Forum Discussion

Funkdaddy's avatar
Funkdaddy
Icon for Nimbostratus rankNimbostratus
Apr 15, 2020

Pool setting: "Action On Service Down" set to "Reject" for loaded Pool - bad?

We have a Pool (HTTP) that hosts thousands of connections at any given moment, and the pool has "Action On Service Down" (link to F5 Article below) set to "Reject". We've had a few incidents where we've had most of a pool was impacted after a single server had an issue, and (I cannot be sure but) I believe some of the problem is that once the first pool member has gone down, the RST's sent back to the clients caused them all to re-send their requests all at the same time and begin to overwhelm other servers in the pool.

 

This config has been around since it was the default (v4???) and I'm wondering if it's time for a change.

 

I notice the default in the recent versions for "Action On Service Now" is "None", and I'm wondering if that might be a better choice for our situation - possibly allowing the servers to recover. Our loads are very "peaky" and perhaps we would be better served in giving them more time to recover from a barrage of requests before just sending them to another server.

 

So questions:

Am I characterizing this correctly and do my assumptions seem sound?

What drawbacks to using "None" over using "Reject"?
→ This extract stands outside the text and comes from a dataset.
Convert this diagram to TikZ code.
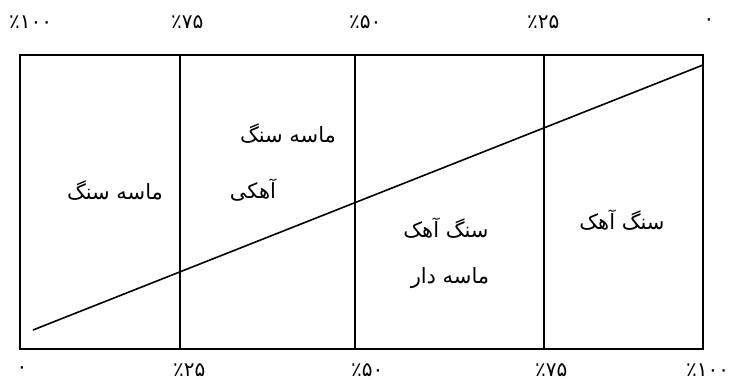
\documentclass[tikz,border=0pt]{standalone}
\usepackage{fontspec}
\TeXXeTstate=1
\newfontfamily\arabicfont[Script=Arabic]{DejaVu Sans}
\begin{document}
\begin{tikzpicture}[x=1pt,y=-1pt,
  frame/.style={line width=2.2pt},
  diag/.style={line width=1.6pt},
  word/.style={font=\arabicfont\fontsize{21}{24}\selectfont, inner sep=0pt},
  num/.style={font=\arabicfont\fontsize{20}{22}\selectfont, inner sep=0pt, anchor=west}]
\useasboundingbox (0,0) rectangle (734,380);
% frame corners and dividers
\coordinate (t0) at (20,55);  \coordinate (b0) at (20,349);
\coordinate (t1) at (180,55); \coordinate (b1) at (180,349);
\coordinate (t2) at (355,55); \coordinate (b2) at (355,349);
\coordinate (t3) at (544,55); \coordinate (b3) at (544,349);
\coordinate (t4) at (703,55); \coordinate (b4) at (703,349);
\draw[frame] (t0) rectangle (b4);
\draw[frame] (t1) -- (b1);
\draw[frame] (t2) -- (b2);
\draw[frame] (t3) -- (b3);
% diagonal
\coordinate (d0) at (33,330);
\coordinate (d1) at (703,65);
\draw[diag] (d0) -- (d1);
% top scale
\node[num] (n1) at (9,22) {٪۱۰۰};
\node[num] (n2) at (171,22) {٪۷۵};
\node[num] (n3) at (349,22) {٪۵۰};
\node[num] (n4) at (527,22) {٪۲۵};
\node[num,anchor=center] (n5) at (709,22) {۰};
% bottom scale
\node[num,anchor=center] (m1) at (22,370) {۰};
\node[num] (m2) at (173,370) {٪۲۵};
\node[num] (m3) at (351,370) {٪۵۰};
\node[num] (m4) at (535,370) {٪۷۵};
\node[num] (m5) at (686,370) {٪۱۰۰};
% region labels
\node[word] (w1) at (115,191) {\beginR ماسه سنگ\endR};
\node[word] (w2) at (288,134) {\beginR ماسه سنگ\endR};
\node[word] (w3) at (253,190) {\beginR آهکی\endR};
\node[word] (w4) at (446,228) {\beginR سنگ آهک\endR};
\node[word] (w5) at (450,278) {\beginR ماسه دار\endR};
\node[word] (w6) at (622,220) {\beginR سنگ آهک\endR};
\end{tikzpicture}
\end{document}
How do I know how long a request or connection will remain on the DOWN-ed server if it doesn't come back up? Is that a TCP timeout?

Anything else I'm missing?

 

Thanks,

-Funkdaddy

 

https://devcentral.f5.com/s/articles/ltm-action-on-service-down

2 Replies

  • > Am I characterizing this correctly and do my assumptions seem sound?

     

    Pretty much.

     

    > What drawbacks to using "None" over using "Reject"?

     

    None allows the chance that the pool member may still service the connection even though the monitor is down. This may work. It may not. None will be slower than Reset.

     

    > How do I know how long a request or connection will remain on the DOWN-ed server if it doesn't come back up? Is that a TCP timeout?

     

    It will be the TCP Retransmission Timeout, not the TCP Idle Timeout

     

    > Anything else I'm missing?

     

    Not really. Just don't use Reselect unless you are loadbalancing stateless routers.

  • Thank you, Simon!

     

    Is TCP Transmission Timeout the same as "Initial Retransmission Timeout Base Multiplier for SYN Retransmission" on the TCP Profile?